自衛隊主導、米軍と共同した「防災訓練」を粉砕しよう

 自衛隊は、「平成27年度自衛隊統合防災演習」を6月29日〜7月3日に市ヶ谷駐屯地、朝霞駐屯地を中心に実施した。参加人員は約7000人。主要参加部隊は、統合幕僚監部、陸上幕僚監部、海上幕僚監部、航空幕僚監部、情報本部等、陸上自衛隊の各方面隊、「中央即応集団」等、海上自衛隊の自衛艦隊、各地方隊等、航空自衛隊の航空総隊、航空支援集団等、これに加え、防災関係機関及び在日米軍。目的を、首都直下地震の発生時における自衛隊の行動について、自衛隊首都直下地震対処計画に基づき、指揮所演習及び実動演習を実施し、自衛隊の震災対処能力の維持・向上を図るとしている。

 また、「平成27年度日米共同統合防災訓練」が6月7日に行なわれている。目的を、「南海トラフ地震が発生した場合を想定し、『自衛隊南海トラフ地震対処計画』に基づき、実動訓練による自衛隊及び在日米軍並びに防災関係機関との連携要領について演練し、自衛隊の震災対処能力の向上を図る」とし、実施要領では、「本訓練は、高知県が実施する『総合防災訓練』及び陸上自衛隊中部方面隊が実施する『旅団災害対処演習』に連携して実施」とした。

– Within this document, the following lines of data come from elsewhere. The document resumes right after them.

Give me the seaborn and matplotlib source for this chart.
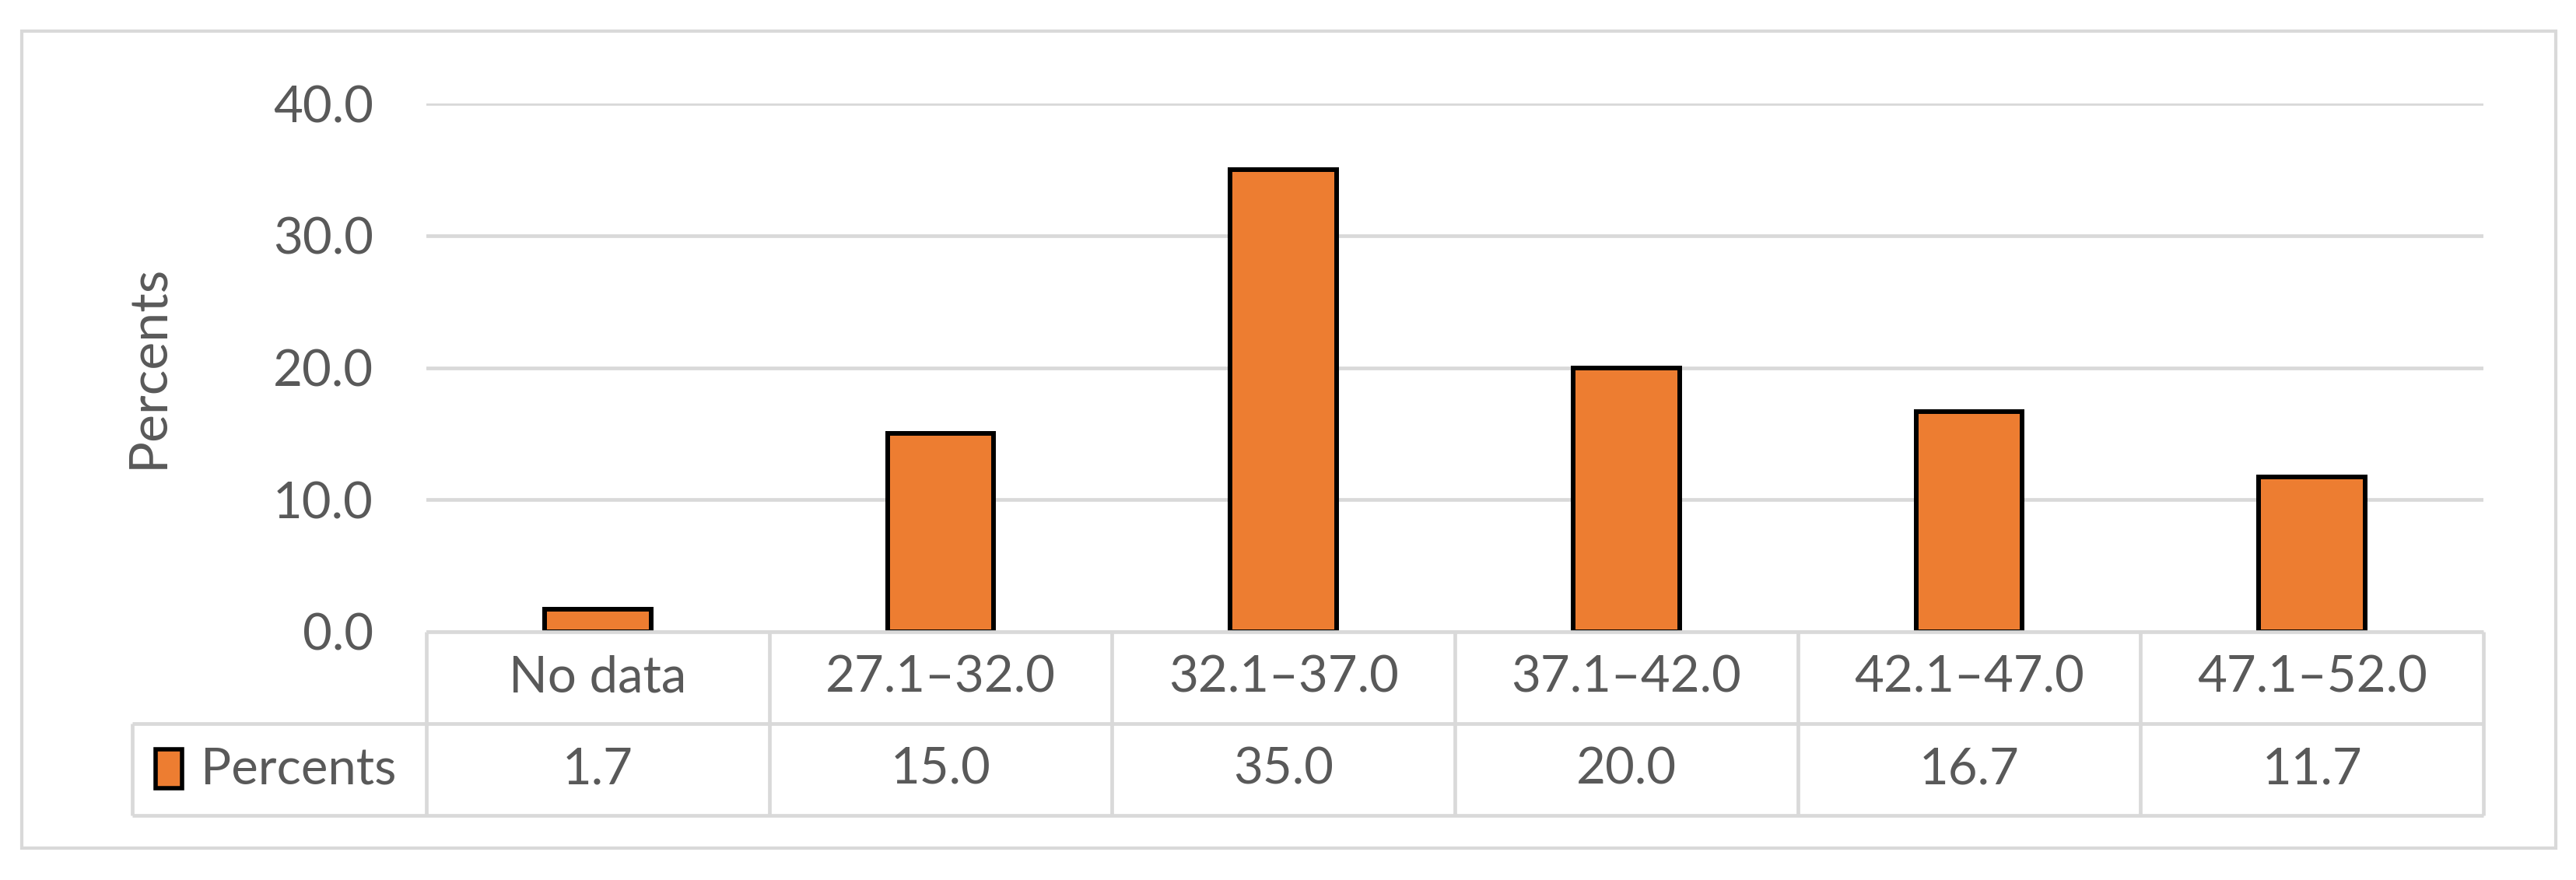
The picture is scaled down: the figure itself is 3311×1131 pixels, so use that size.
import pandas as pd
import matplotlib.pyplot as plt
import seaborn as sns
from matplotlib.patches import Rectangle

# Datos
categorias = ['No data', '27.1–32.0', '32.1–37.0', '37.1–42.0', '42.1–47.0', '47.1–52.0']
porcentajes = [1.7, 15.0, 35.0, 20.0, 16.7, 11.7]
serie = 'Percents'
ticks_y = [0, 10, 20, 30, 40]

df = pd.DataFrame({'cat': categorias, 'val': porcentajes})

sns.set_style('white')
plt.rcParams['font.family'] = ['Lato', 'DejaVu Sans']

naranja = '#ED7D31'
gris = '#D9D9D9'
texto = '#595959'
fs = 47

W, H = 3312, 1131
fig = plt.figure(figsize=(W / 100, H / 100), dpi=100)

# ejes de las barras (posiciones en pixeles de la imagen)
x0, x1 = 548, 3192
y0, y40 = 812, 133
ax = fig.add_axes([x0 / W, 1 - y0 / H, (x1 - x0) / W, (y0 - y40) / H])
sns.barplot(data=df, x='cat', y='val', color=naranja, edgecolor='black',
            linewidth=4.3, width=0.31, saturation=1, ax=ax, zorder=3)
ax.set_xlim(-0.5, len(categorias) - 0.5)
ax.set_ylim(0, 40)
ax.set_yticks(ticks_y)
ax.set_yticklabels([f'{t:.1f}' for t in ticks_y], fontsize=fs, color=texto)
ax.tick_params(axis='y', length=0, pad=49)
ax.set_xticks([])
ax.set_xlabel('')
ax.set_ylabel('')
ax.yaxis.grid(True, color=gris, linewidth=3.4)
ax.set_axisbelow(True)
for s in ax.spines.values():
    s.set_visible(False)

# tabla de datos debajo
tx0, ty1 = 170, 1048
cw = (x1 - x0) / len(categorias)
hw = (x0 - tx0) / cw
tab = fig.add_axes([tx0 / W, 1 - ty1 / H, (x1 - tx0) / W, (ty1 - y0) / H])
tab.set_xlim(-0.5 - hw, len(categorias) - 0.5)
tab.set_ylim(0, 2)
tab.axis('off')
n = len(categorias)
lw = 3.4
tab.hlines([0, 1], -0.5 - hw, n - 0.5, color=gris, lw=lw, clip_on=False)
tab.hlines(2, -0.5, n - 0.5, color=gris, lw=lw, clip_on=False)
tab.vlines(-0.5 - hw, 0, 1, color=gris, lw=lw, clip_on=False)
tab.vlines([k - 0.5 for k in range(n + 1)], 0, 2, color=gris, lw=lw, clip_on=False)
for i, (c, v) in enumerate(zip(categorias, porcentajes)):
    tab.text(i, 1.5, c, ha='center', va='center', fontsize=fs, color=texto)
    tab.text(i, 0.5, f'{v:.1f}', ha='center', va='center', fontsize=fs, color=texto)

# leyenda dentro de la tabla
kx = -0.5 - hw + 30 / cw
tab.add_patch(Rectangle((kx, 0.3), 34 / cw, 0.42, facecolor=naranja,
                        edgecolor='black', linewidth=4, clip_on=False))
tab.text(-0.5 - hw + 88 / cw, 0.5, serie, ha='left', va='center',
         fontsize=fs, color=texto)

# etiqueta eje y
fig.text(190 / W, 1 - 471 / H, 'Percents', rotation=90, ha='center',
         va='center', fontsize=fs + 2, color=texto)

# borde exterior
fig.add_artist(Rectangle((28 / W, 1 - 1090 / H), (3285 - 28) / W, (1090 - 40) / H,
                         transform=fig.transFigure, fill=False,
                         edgecolor=gris, linewidth=3))

plt.savefig('out.png', dpi=100)
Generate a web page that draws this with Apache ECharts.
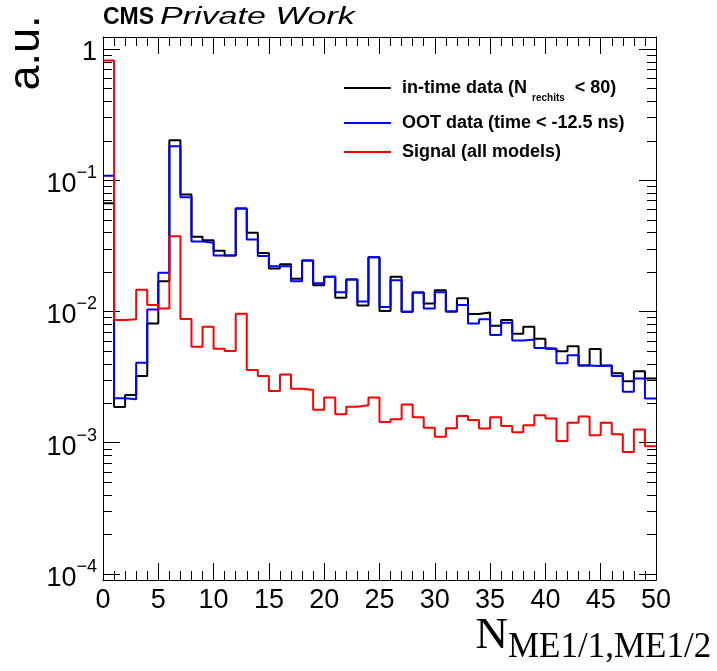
<!DOCTYPE html>
<html><head><meta charset="utf-8">
<script src="https://cdn.jsdelivr.net/npm/echarts@6/dist/echarts.min.js"></script>
<style>html,body{margin:0;padding:0;background:#fff}#c{width:717px;height:671px}</style>
</head><body><div id="c"></div>
<script>
// bin lower edges (bin width 1)
const binLow = [0,1,2,3,4,5,6,7,8,9,10,11,12,13,14,15,16,17,18,19,20,21,22,23,24,25,26,27,28,29,30,31,32,33,34,35,36,37,38,39,40,41,42,43,44,45,46,47,48,49];
const inTime = [0.0667,0.00187,0.00231,0.00322,0.0081,0.017,0.201,0.0776,0.037,0.0349,0.029,0.0267,0.0607,0.0397,0.0279,0.0212,0.0229,0.0177,0.0244,0.0158,0.0184,0.0127,0.0175,0.0111,0.0259,0.01005,0.0184,0.00995,0.0139,0.0115,0.0145,0.0100,0.0126,0.00954,0.0098,0.00778,0.0086,0.00676,0.00764,0.0062,0.0052,0.00497,0.00542,0.00388,0.00517,0.00388,0.00338,0.00294,0.0035,0.00308];
const oot = [0.108,0.00218,0.00214,0.00407,0.01035,0.0197,0.181,0.074,0.034,0.0333,0.0267,0.0267,0.0607,0.0353,0.0264,0.0221,0.0221,0.017,0.0244,0.0164,0.0184,0.014,0.0175,0.0119,0.0259,0.0108,0.0173,0.00995,0.0139,0.01054,0.014,0.0100,0.0112,0.0081,0.0087,0.0066,0.0082,0.0060,0.00612,0.00526,0.0052,0.00403,0.00463,0.00388,0.00384,0.00388,0.00322,0.00244,0.00308,0.00217];
const signal = [0.815,0.0086,0.0087,0.0146,0.0112,0.01054,0.0374,0.00874,0.00538,0.00764,0.0052,0.00499,0.0096,0.00358,0.00322,0.00248,0.0033,0.00258,0.00252,0.00178,0.00221,0.00165,0.00188,0.00193,0.00221,0.00144,0.00151,0.00195,0.00156,0.0013,0.00111,0.00129,0.0016,0.00149,0.00128,0.00156,0.00134,0.0012,0.00136,0.00162,0.00153,0.00103,0.00142,0.00158,0.00114,0.00142,0.00116,0.00085,0.00126,0.00094];
const seriesNames = ['in-time data (N rechits < 80)','OOT data (time < -12.5 ns)','Signal (all models)'];
const seriesColors = ['#000000','#0000ff','#ff0000'];
const xMin = 0, xMax = 50, xTickStep = 5;
const yMin = 0.00009, yMax = 1.23;
const yDecades = [-4,-3,-2,-1];
const yMinorMult = [2,3,4,5,6,7,8,9];

const SANS = '"Liberation Sans", Arial, sans-serif';
const SERIF = '"Liberation Serif", "Times New Roman", serif';

function stepData(vals){
  const d = vals.map((v,i)=>[binLow[i], v]);
  d.push([binLow[binLow.length-1]+1, vals[vals.length-1]]);
  return d;
}
const minorTicks = [];
yDecades.forEach(d=>yMinorMult.forEach(m=>minorTicks.push([0, m*Math.pow(10,d)])));

function yLabel(v){
  const l = Math.log10(v), e = Math.round(l);
  if (Math.abs(l-e) > 1e-6) return '';
  if (e === 0) return '{o|1}';
  return '{b|10}{s|\u2212' + (-e) + '}';
}
const legendFmt = {};
legendFmt[seriesNames[0]] = '{f|in-time data (N }{s|rechits}{m|  < 80)}';
legendFmt[seriesNames[1]] = '{f|OOT data (time < -12.5 ns)}';
legendFmt[seriesNames[2]] = '{f|Signal (all models)}';

const tickStyle = {color:'#000', width:1};
const chart = echarts.init(document.getElementById('c'), null, {renderer:'canvas'});
chart.setOption({
  animation:false,
  backgroundColor:'#fff',
  grid:{left:103, right:61, top:37, bottom:91, containLabel:false},
  xAxis:[{
    type:'value', min:xMin, max:xMax, interval:xTickStep, position:'bottom',
    axisLine:{show:true, onZero:false, lineStyle:{color:'#000', width:1}},
    axisTick:{show:true, inside:true, length:17, lineStyle:tickStyle},
    minorTick:{show:true, splitNumber:5, length:9, lineStyle:tickStyle},
    splitLine:{show:false}, minorSplitLine:{show:false},
    axisLabel:{show:true, margin:7, fontSize:27, fontFamily:SANS, color:'#000'}
  },{
    type:'value', min:xMin, max:xMax, interval:xTickStep, position:'top',
    axisLine:{show:true, onZero:false, lineStyle:{color:'#000', width:1}},
    axisTick:{show:true, inside:true, length:17, lineStyle:tickStyle},
    minorTick:{show:true, splitNumber:5, length:9, lineStyle:tickStyle},
    splitLine:{show:false}, axisLabel:{show:false}
  }],
  yAxis:[{
    type:'log', logBase:10, min:yMin, max:yMax, position:'left',
    axisLine:{show:true, onZero:false, lineStyle:{color:'#000', width:1}},
    axisTick:{show:true, inside:true, length:17, lineStyle:tickStyle},
    splitLine:{show:false},
    axisLabel:{show:true, margin:6, color:'#000', fontFamily:SANS, formatter:yLabel,
      showMinLabel:true, showMaxLabel:true,
      rich:{
        o:{fontSize:27, fontFamily:SANS, lineHeight:36, verticalAlign:'top', padding:[8,0,0,0]},
        b:{fontSize:27, fontFamily:SANS, lineHeight:36, verticalAlign:'top', padding:[9,0,0,0]},
        s:{fontSize:18, fontFamily:SANS, lineHeight:36, verticalAlign:'top', padding:[2,0,0,0]}
      }}
  },{
    type:'log', logBase:10, min:yMin, max:yMax, position:'right',
    axisLine:{show:true, onZero:false, lineStyle:{color:'#000', width:1}},
    axisTick:{show:true, inside:true, length:17, lineStyle:tickStyle},
    splitLine:{show:false}, axisLabel:{show:false}
  }],
  legend:{
    data:seriesNames, orient:'vertical', left:344, top:73, padding:0, itemWidth:47, itemHeight:2, itemGap:11,
    icon:'rect', selectedMode:false,
    formatter:n=>legendFmt[n],
    textStyle:{color:'#000', fontFamily:SANS, fontWeight:'bold', fontSize:18,
      rich:{
        f:{fontSize:18, fontWeight:'bold', fontFamily:SANS, lineHeight:30, padding:[0,0,0,6]},
        m:{fontSize:18, fontWeight:'bold', fontFamily:SANS, lineHeight:30},
        s:{fontSize:10, fontWeight:'bold', fontFamily:SANS, lineHeight:30, verticalAlign:'top', padding:[20,0,0,0]}
      }}
  },
  series:[
    {name:seriesNames[0], type:'line', step:'end', data:stepData(inTime), showSymbol:false, symbol:'none',
     lineStyle:{color:seriesColors[0], width:2}, itemStyle:{color:seriesColors[0]}, z:3},
    {name:seriesNames[1], type:'line', step:'end', data:stepData(oot), showSymbol:false, symbol:'none',
     lineStyle:{color:seriesColors[1], width:2}, itemStyle:{color:seriesColors[1]}, z:4},
    {name:seriesNames[2], type:'line', step:'end', data:stepData(signal), showSymbol:false, symbol:'none',
     lineStyle:{color:seriesColors[2], width:2}, itemStyle:{color:seriesColors[2]}, z:5},
    {name:'minorTicks', type:'custom', xAxisIndex:0, yAxisIndex:0, data:minorTicks, encode:{x:0,y:1}, z:6, silent:true,
     renderItem:(params, api)=>{
       const v = api.value(1);
       const a = api.coord([xMin, v]), b = api.coord([xMax, v]);
       const y = Math.round(a[1]) + 0.5;
       return {type:'group', children:[
         {type:'line', shape:{x1:a[0], y1:y, x2:a[0]+9, y2:y}, style:{stroke:'#000', lineWidth:1}},
         {type:'line', shape:{x1:b[0]-9, y1:y, x2:b[0], y2:y}, style:{stroke:'#000', lineWidth:1}}
       ]};
     }}
  ],
  graphic:[
    {type:'text', x:103, y:18, style:{text:'CMS', fontFamily:SANS, fontWeight:'bold', fontSize:23, fill:'#000', textAlign:'left', textVerticalAlign:'middle', verticalAlign:'middle'}},
    {type:'text', x:160, y:18, scaleX:1.48, style:{text:'Private Work', fontFamily:SANS, fontStyle:'italic', fontSize:23, fill:'#000', textAlign:'left', textVerticalAlign:'middle', verticalAlign:'middle'}},
    {type:'text', x:27, y:53, rotation:Math.PI/2, style:{text:'a.u.', fontFamily:SANS, fontSize:45, fill:'#000', textAlign:'center', textVerticalAlign:'middle', verticalAlign:'middle'}},
    {type:'text', x:508, y:636, style:{text:'N', fontFamily:SERIF, fontSize:45, fill:'#000', textAlign:'right', textVerticalAlign:'middle', verticalAlign:'middle'}},
    {type:'text', x:508, y:648, style:{text:'ME1/1,ME1/2', fontFamily:SERIF, fontSize:35, fill:'#000', textAlign:'left', textVerticalAlign:'middle', verticalAlign:'middle'}}
  ]
});
</script></body></html>
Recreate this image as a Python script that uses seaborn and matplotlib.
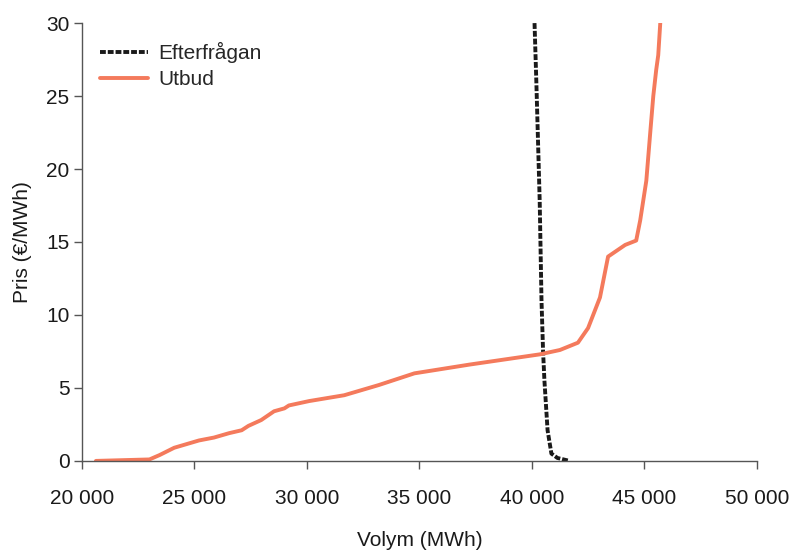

訓練概要は、「(ア)指揮所での情報共有訓練、(イ)被災者及び救援物資の海上・航空輸送訓練、(ウ)孤立地域への初動部隊の空輸、(エ)洋上における捜索救助訓練、(オ)輸送艦『くにさき』での応急医療訓練」となっている。訓練概要はどれをとっても即、戦時の作戦に転用しうるものである。「防災訓練」という名で朝鮮反革命戦争遂行訓練が行なわれているのである。
 
 安倍極右政府は、今国会での「安保法制関連法」成立を狙い、7月16日には衆院本会議での可決を強行した。安倍極右政府は、「安保法制関連法」を成立させることで、朝鮮反革命戦争を遂行する戦時国家体制を形成しようとしているのだ。「安保法制関連法」を巡る国会審議で、安倍は、「北朝鮮の核・ミサイルの脅威」をあげ「集団的自衛権行使」は必要とし、内閣法制局長官・横島は、「基地を叩く以外に攻撃を防ぐ方法がない場合、他国の領域における武力行動は許されないわけではない」と言い放っている。

 朝鮮反革命戦争遂行のために米・韓は、朝鮮民主主義人民共和国(北朝鮮)の直近で演習をくり返している。北朝鮮から一発の砲撃でもあれば即、開戦に転じるというものだ。6月末から7月はじめにかけて、韓国海軍と韓国陸戦隊が、韓国西部の安眠島において上陸訓練を行ない、同時期、同地域で米・韓は「海岸上陸軍需支援訓練」を行なった。8月には、米韓合同軍事演習・「乙支・フリーダム・ガーディアン」が予定されている。これは、韓国軍が主導し米軍が支援する形で行なわれ、内容はコンピュータ支援による指揮所演習を含んだ大規模な訓練である。日・米・韓は、朝鮮反革命戦争遂行へ向け総力で突撃している。革命的反戦闘争の爆発で朝鮮反革命戦争を粉砕せよ。